Plantas nativas que curam e sustentam: o valor das herbáceas na proteção do Cerrado
Menos conhecidas que as árvores de troncos retorcidos e as gramíneas ondulantes que caracterizam o Cerrado, as plantas herbáceas não graminoides desempenham um papel essencial na manutenção desse bioma, garantindo biodiversidade, armazenamento de carbono e serviços ecossistêmicos, como alimentos e remédios. Essas espécies, frequentemente negligenciadas em estudos ambientais, sustentam não apenas a flora e fauna locais, mas também comunidades humanas que delas dependem.
Pesquisadores de vários países, em um estudo publicado na Annual Review of Ecology, Evolution, and Systematics, destacaram que até 70% do estrato herbáceo de algumas regiões do Cerrado é composto por essas plantas. Com sistemas subterrâneos volumosos e resilientes, como rizomas e xilopódios, elas suportam secas, herbivoria e incêndios frequentes, regenerando-se rapidamente após queimadas e contribuindo significativamente para a retenção de carbono. O armazenamento subterrâneo de biomassa pode superar o acima do solo em até 1,5 vez, garantindo estabilidade ao ecossistema frente à emergência climática.
Entre as espécies nativas, destaca-se o capim-dourado, usado em artesanato sustentável, e plantas medicinais como a macela, de propriedades anti-inflamatórias, e a paratudo, eficaz contra febres e gripes. Outros exemplos incluem a catuaba, conhecida como tônico do sistema nervoso, e o assa-peixe, amplamente usado como diurético. Já espécies frutíferas como o araticum-rasteiro e o gravatá enriquecem a dieta de comunidades locais e promovem a conservação da biodiversidade.
Apesar de sua importância, essas herbáceas sofrem ameaças crescentes. A expansão agrícola e a introdução de gramíneas exóticas destroem suas estruturas subterrâneas, inviabilizando a recuperação natural. Atividades como a aração profunda eliminam a capacidade regenerativa dessas plantas, comprometendo o bioma. Com 46% do Cerrado já convertido para uso agrícola, resta à pesquisa apontar caminhos para sua restauração.
Queimadas controladas, por exemplo, têm mostrado potencial para estimular a floração de espécies nativas, promovendo paisagens vibrantes e ecossistemas equilibrados. Ainda assim, a integração de herbáceas em projetos de restauração é frequentemente negligenciada, com maior foco em árvores e gramíneas. Iniciativas como plantio de espécies nativas, semeadura direta e translocação de solo rico em sementes podem garantir resultados mais eficazes, embora demandem altos custos.
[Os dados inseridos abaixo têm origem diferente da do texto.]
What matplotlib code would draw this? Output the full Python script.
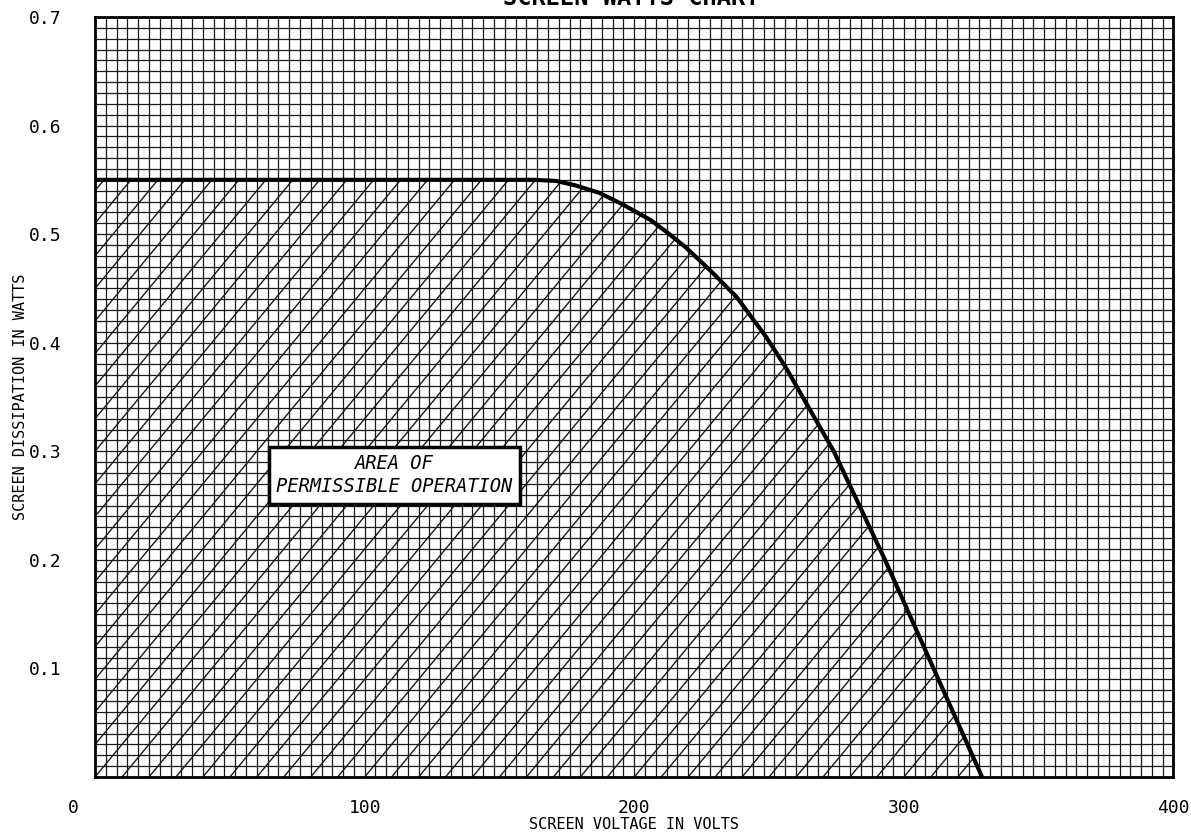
"""
Screen dissipation rating chart (area of permissible operation)
"""

import numpy as np
from matplotlib import pyplot as plt
from matplotlib.patches import Polygon
from matplotlib.transforms import ScaledTranslation

# rating curve
volts = [0, 163, 171, 178, 187, 196, 206, 212, 219, 228, 238, 249, 256,
         274, 293, 311, 329]
watts = [0.55, 0.55, 0.549, 0.545, 0.538, 0.527, 0.513, 0.502, 0.488,
         0.467, 0.442, 0.405, 0.378, 0.30, 0.20, 0.10, 0.0]

x_ticks = [0, 100, 200, 300, 400]
x_labels = ['0', '100', '200', '300', '400']
y_ticks = [0.1, 0.2, 0.3, 0.4, 0.5, 0.6, 0.7]
y_labels = ['0.1', '0.2', '0.3', '0.4', '0.5', '0.6', '0.7']

# graph paper: 4 V by 0.01 W cells, hatching every 10 V
x_cell = 4
y_cell = 0.01
hatch_step = 10
hatch_slope = 0.003

MONO = 'DejaVu Sans Mono'


def draw_chart():
    """
    Draw the screen watts chart and save it as out.png
    """
    fig = plt.figure(figsize=(11.91, 8.32), dpi=100)
    ax = fig.add_axes([0.0798, 0.0661, 0.9055, 0.9135])
    ax.set_xlim(0, 400)
    ax.set_ylim(0, 0.7)

    # graph paper grid
    ax.set_xticks(np.arange(0, 400 + x_cell / 2, x_cell), minor=True)
    ax.set_yticks(np.arange(0, 0.7 + y_cell / 2, y_cell), minor=True)
    ax.grid(which='minor', color='#1a1a1a', linewidth=0.9)
    ax.grid(which='major', color='#1a1a1a', linewidth=0.9)
    ax.tick_params(which='both', length=0)
    for spine in ax.spines.values():
        spine.set_linewidth(2.0)

    ax.set_xticks(x_ticks)
    ax.set_xticklabels(x_labels, family=MONO, fontsize=13)
    ax.set_yticks(y_ticks)
    ax.set_yticklabels(y_labels, family=MONO, fontsize=13)
    ax.tick_params(axis='x', pad=16)
    ax.tick_params(axis='y', pad=24)
    # the "0" sits a little left of the axis corner
    first = ax.get_xticklabels()[0]
    first.set_transform(first.get_transform()
                        + ScaledTranslation(-0.22, 0, fig.dpi_scale_trans))

    ax.set_xlabel('SCREEN VOLTAGE IN VOLTS', family=MONO, fontsize=11)
    ax.set_ylabel('SCREEN DISSIPATION IN WATTS', family=MONO, fontsize=11)
    ax.xaxis.set_label_coords(0.5, -0.052)
    ax.yaxis.set_label_coords(-0.062, 0.5)

    # hatched permissible area under the curve
    region = Polygon(list(zip(volts, watts)) + [(0, 0)], closed=True,
                     facecolor='none', edgecolor='none')
    ax.add_patch(region)
    for x0 in np.arange(-240, 340, hatch_step):
        xs = np.array([x0, x0 + 0.7 / hatch_slope])
        line, = ax.plot(xs, hatch_slope * (xs - x0), color='#1a1a1a',
                        linewidth=1.0)
        line.set_clip_path(region)

    ax.plot(volts, watts, color='black', linewidth=3.0,
            solid_capstyle='butt', solid_joinstyle='round')

    ax.text(111, 0.278, 'AREA OF\nPERMISSIBLE OPERATION', style='italic',
            family=MONO, fontsize=13.5, ha='center', va='center',
            linespacing=1.25,
            bbox=dict(boxstyle='square,pad=0.4', facecolor='white',
                      edgecolor='black', linewidth=2.5))

    # title, cropped off at the top of the scan
    fig.text(0.53, 1.002, 'SCREEN WATTS CHART', family=MONO,
             fontweight='bold', fontsize=17, ha='center', va='center')

    fig.savefig('out.png', dpi=100)


if __name__ == '__main__':
    draw_chart()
A utilização dessas plantas também desponta no paisagismo urbano, com espécies como orquídeas terrestres sendo incorporadas a áreas verdes. Essa abordagem promove polinizadores e valoriza uma estética natural condizente com o bioma. Além disso, o comportamento de herbívoros na África, que consomem essas plantas para alívio de doenças, sugere um potencial terapêutico ainda inexplorado.
Combinando saberes tradicionais e avanços científicos, a conservação das herbáceas não graminoides desponta como um desafio vital para o futuro do Cerrado e dos serviços ecossistêmicos que ele proporciona. A adoção de práticas de manejo sustentável e a valorização desse grupo de plantas são passos fundamentais para proteger um dos biomas mais ameaçados do mundo.